In recent weeks many people, including students, have asked me what I think about armed intervention in Syria. I must confess that the deaths of the Syrian people at the hands of their government’s troops (UN estimates are currently at around 8,000 deaths) makes it hard for me to sleep at night–especially since many of the dead are children. As a father of two young daughters, I mourn and am angered by the unjust deaths of others like them in another country. There is definitely just cause for intervention in Syria; however, there are also other criteria of the just-war tradition (which is the mode of moral reasoning behind the emerging international norm known as “the responsibility to protect” or R2P) that also must be satisfied before armed intervention is justified. On this point, Howard Rhodes has posted a relatively short but very thoughtful piece “On Syria: Just War, Acceptance, and Regret” over at Religion & Ethics Newsweekly. I encourage you to read it.

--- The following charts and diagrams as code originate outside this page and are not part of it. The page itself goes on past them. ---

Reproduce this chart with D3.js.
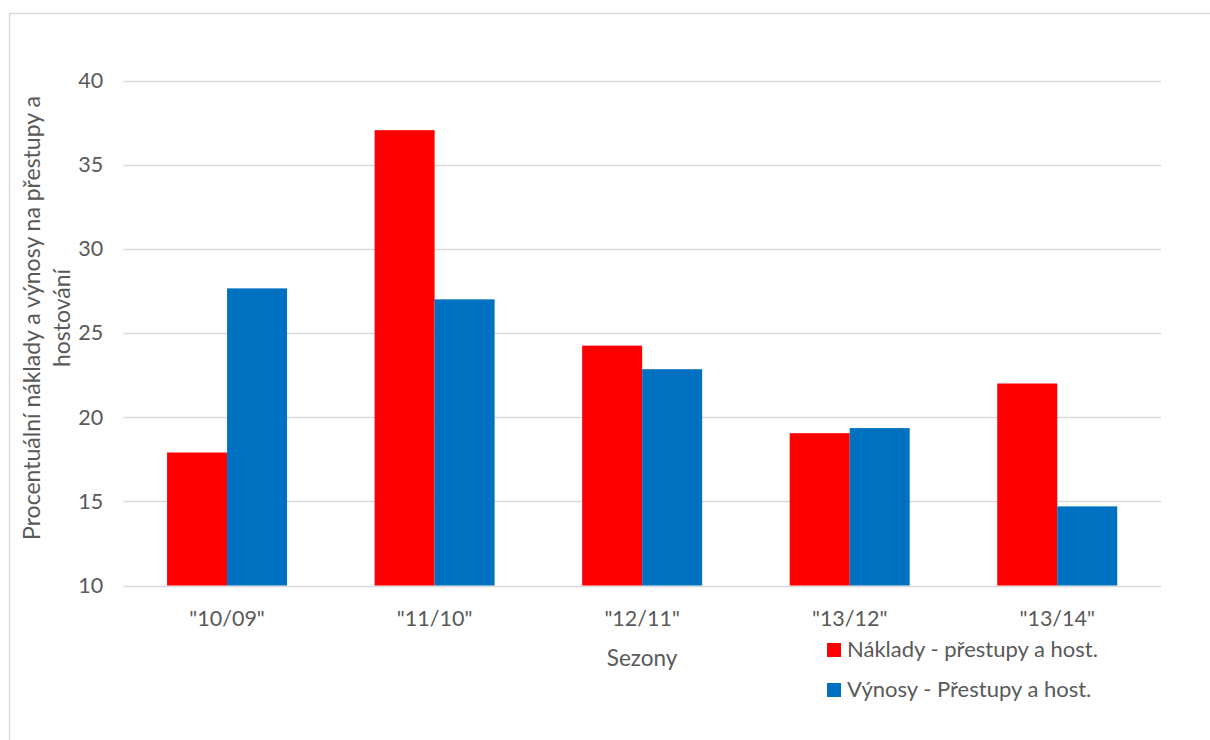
<!DOCTYPE html>
<html><head><meta charset="utf-8">
<script src="https://cdn.jsdelivr.net/npm/d3@7"></script>
<style>body{margin:0;background:#fff}svg{display:block}</style>
</head><body>
<svg id="c" width="1210" height="740"></svg>
<script>
const categories = ['"10/09"','"11/10"','"12/11"','"13/12"','"13/14"'];
const seriesNames = ['Náklady - přestupy a host.','Výnosy - Přestupy a host.'];
const naklady = [17.9, 37.05, 24.25, 19.05, 22.0];
const vynosy = [27.65, 27.0, 22.85, 19.35, 14.7];
const yTicks = [10,15,20,25,30,35,40];
const colors = ['#FF0000','#0070C0'];

(function(){
const svg = d3.select('#c');
const font = 'Lato, "Open Sans", sans-serif';
const txt = '#595959';

svg.append('rect').attr('x',9.5).attr('y',13.5).attr('width',1220).attr('height',760)
  .attr('fill','#fff').attr('stroke','#D9D9D9').attr('stroke-width',1.5);

const pl = 123.3, pr = 1161, pt = 80.5, pb = 585.5;
const y = d3.scaleLinear().domain([10,40]).range([pb, pt]);
const p = 1 - 120/((pr-pl)/5);
const x0 = d3.scaleBand().domain(categories).range([pl,pr]).paddingInner(p).paddingOuter(p/2);
const x1 = d3.scaleBand().domain([0,1]).range([0,x0.bandwidth()]);

svg.append('g').selectAll('line').data(yTicks).join('line')
  .attr('x1',pl).attr('x2',pr).attr('y1',d=>Math.round(y(d))+0.5).attr('y2',d=>Math.round(y(d))+0.5)
  .attr('stroke','#D9D9D9').attr('stroke-width',1.3);

const yAxis = d3.axisLeft(y).tickValues(yTicks).tickSize(0).tickPadding(0);
const ya = svg.append('g').attr('transform',`translate(${pl-20},0)`).call(yAxis);
ya.select('.domain').remove();
ya.selectAll('text').attr('font-family',font).attr('font-size',21.5).attr('fill',txt);

const data = categories.map((c,i)=>({c, v:[naklady[i], vynosy[i]]}));
const g = svg.append('g');
data.forEach(d=>{
  g.selectAll(null).data(d.v).join('rect')
    .attr('x',(v,j)=>x0(d.c)+x1(j)).attr('width',x1.bandwidth())
    .attr('y',v=>y(v)).attr('height',v=>y(10)-y(v))
    .attr('fill',(v,j)=>colors[j]);
});

const xAxis = d3.axisBottom(x0).tickSize(0).tickPadding(0);
const xa = svg.append('g').attr('transform',`translate(0,${pb+40})`).call(xAxis);
xa.select('.domain').remove();
xa.selectAll('text').attr('dy',0).attr('font-family',font).attr('font-size',21.5).attr('fill',txt);

svg.append('text').attr('x',(pl+pr)/2).attr('y',666).attr('text-anchor','middle')
  .attr('font-family',font).attr('font-size',22.5).attr('fill',txt).text('Sezony');

const yt = svg.append('text').attr('transform','translate(0,318) rotate(-90)')
  .attr('text-anchor','middle').attr('font-family',font).attr('font-size',23).attr('fill',txt);
yt.append('tspan').attr('x',0).attr('y',40).text('Procentuální náklady a výnosy na přestupy a');
yt.append('tspan').attr('x',0).attr('y',70).text('hostování');

const lg = svg.append('g');
seriesNames.forEach((n,i)=>{
  lg.append('rect').attr('x',827).attr('y',643+i*40).attr('width',14).attr('height',14).attr('fill',colors[i]);
  lg.append('text').attr('x',847).attr('y',657+i*40).attr('font-family',font).attr('font-size',22)
    .attr('fill',txt).text(n);
});
})();
</script>
</body></html>
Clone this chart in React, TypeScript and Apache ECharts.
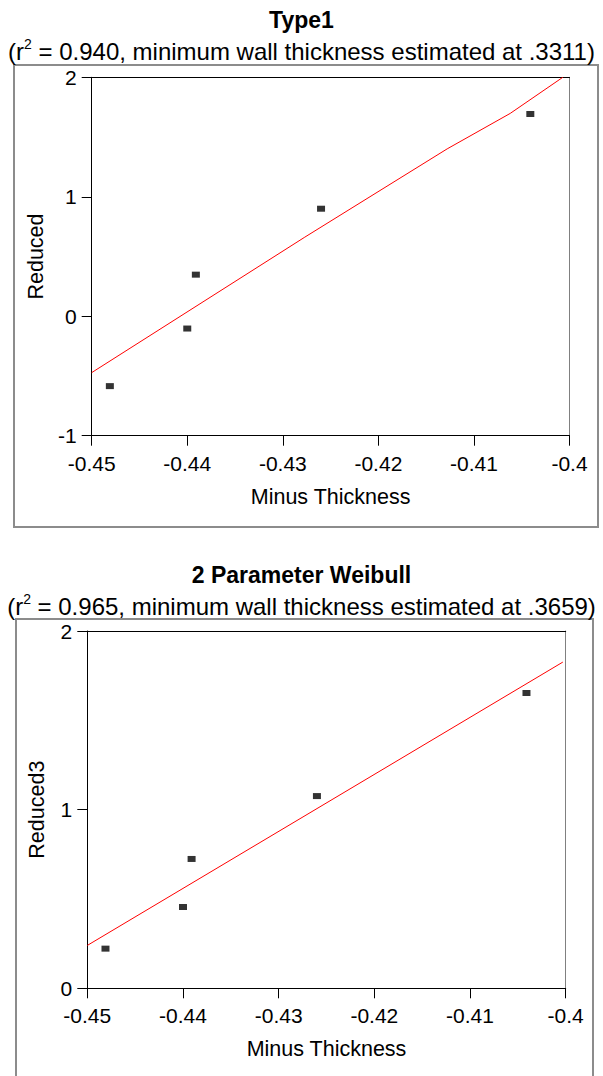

Christian pacifist Stanley Hauerwas often says, “Of course living a life of nonviolence may be harsh. Certainly you have to imagine, and perhaps even face, that you will have to watch the innocent suffer and even die for your convictions.” My students often cringe when they read that–especially, they say (and I agree), in view of atrocities such as those happening in Syria right now. However, sometimes Hauerwas also–and I think rightly–observes that the same may be true for a just-war Christian. The example he gives is that a serious just-war Christian (or non-Christian) should refuse to intentionally target civilians, even when ordered to do so (e.g., to nuke a civilian population center). Similarly, Christian pacifist John Howard Yoder pointed out, both the great Jesuit theologian John Courtney Murray and the Methodist theologian Paul Ramsey similarly used to note that there may be a moral imperative for just-war people to surrender if the only way to win a war is to intentionally destroy innocent lives (as in an all-out nuclear war). As Rhodes above notes, the inability to adhere to or meet the other criteria (e.g., proportionality) may mean that we just-war Christians too sometimes have to imagine, and perhaps even face, that we will have to watch the innocent suffer and even die for our convictions.

This doesn’t necessarily mean, though, that we must slip into despair and passivity. In addition to prayer for the victims (and for the perpetrators), all Christians (pacifist and just war) should continue to support, as Bennett Ramberg helpfully outlines, non-military means of intervention as recommended under R2P and, as Baptist ethicist Glen Stassen and others have proposed,  just peacemaking practices.